I'm so sorry for your loss of Marley and Jameson. 
It's very hard, it's one of the hardest things I have ever been through. I've lost several over the years, it never gets any easier and I have found that I have never been as prepared as I thought I was. The sense of loss and the pain is so great. A huge part of you goes with them especially when you've had a dog as long as you had Marley. 
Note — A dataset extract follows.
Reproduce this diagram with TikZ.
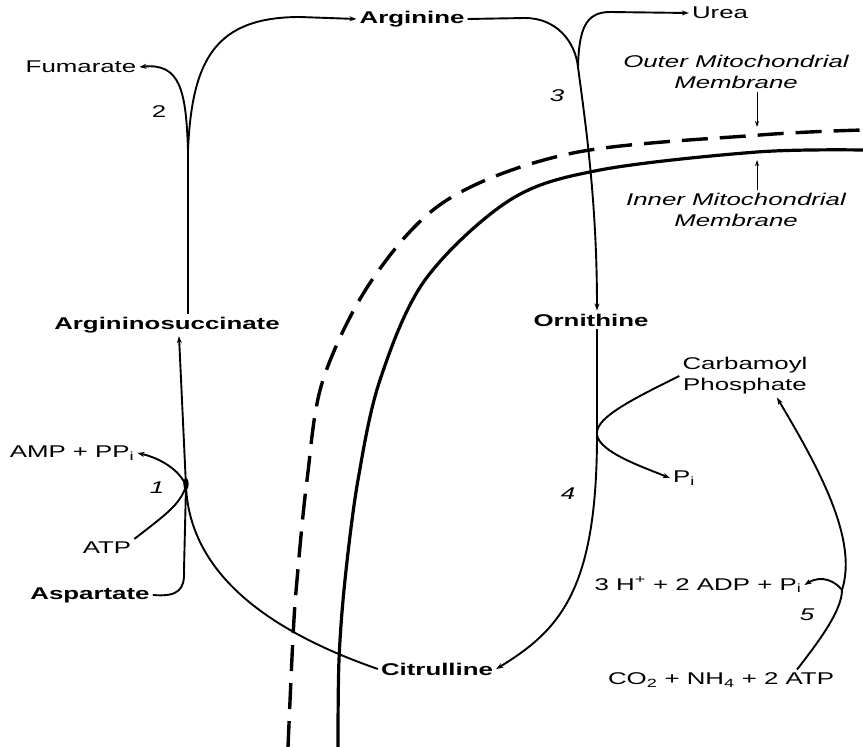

Each dog is so very special, they hold a special place in our hearts. Give yourself time to grieve your loss and for your heart to heal.


----------



## MissMarley (Nov 17, 2016)

Marley and Jameson. Marley is on the right in both pictures. Miss them so much.


----------



## CAROLINA MOM (May 12, 2009)

They were beautiful, I can tell they were very close.


----------



## Mac'sdad (Dec 5, 2009)

I's so hard because you loved them so ... Hold on ...The memories will turn to all the good things you enjoyed with them and your smile will shine through !!! That's the way they would have wanted you to be !!!!


----------



## MissMarley (Nov 17, 2016)

Thank you both for your kind words, I appreciate it.


----------



## Wolfeye (Sep 15, 2015)

Goldens are simply special, and that's why it hurts so much when they die. Your Marley and Jameson are very beautiful dogs and much loved. I say are because they live on, in your heart, and in your memory. That part never changes. Death only means that the story is complete. But it's still there, the whole story of Marley and Jameson and you. You can close your eyes and you're all back at the lake that very warm Summer's day, or enjoying some quiet time at home.

I wish you peace, when the grieving is over, but don't be afraid to cry. And to cry often. There's no greater testament to love than the pain we feel upon death. While it hurts, and hurts bad, it's beautiful too.


----------



## B and G Mom (Oct 29, 2014)

I'm so sorry for your losses, it never gets easier. It does seem that when you lose one the loss of those that have gone before floods back in. 

Such beautiful dogs!!!! It looks like you have some wonderful photos and memories to help remember the good times. Those are so important.


----------



## Karen519 (Aug 21, 2006)

*Marley and Jameson*

Your Marley and Jameson were so beautiful and perfect together.
I'm sure they've made friends with my Smooch and Snobear.
Please email me your screen name and the exact date and year that Marley and Jameson crossed to the Rainbow Bridge and I will add them to the Rainbow Bridge Lists.

Karen
[email protected]


----------



## MissMarley (Nov 17, 2016)

Thank you Wolfeye, B&G Mom and Karen519. Your words help greatly.


----------



## Karen519 (Aug 21, 2006)

*Miss Marley*

Miss Marley

I added Marley and Jameson to our Rainbow Bridge Lists, for 2016 and 2013.


----------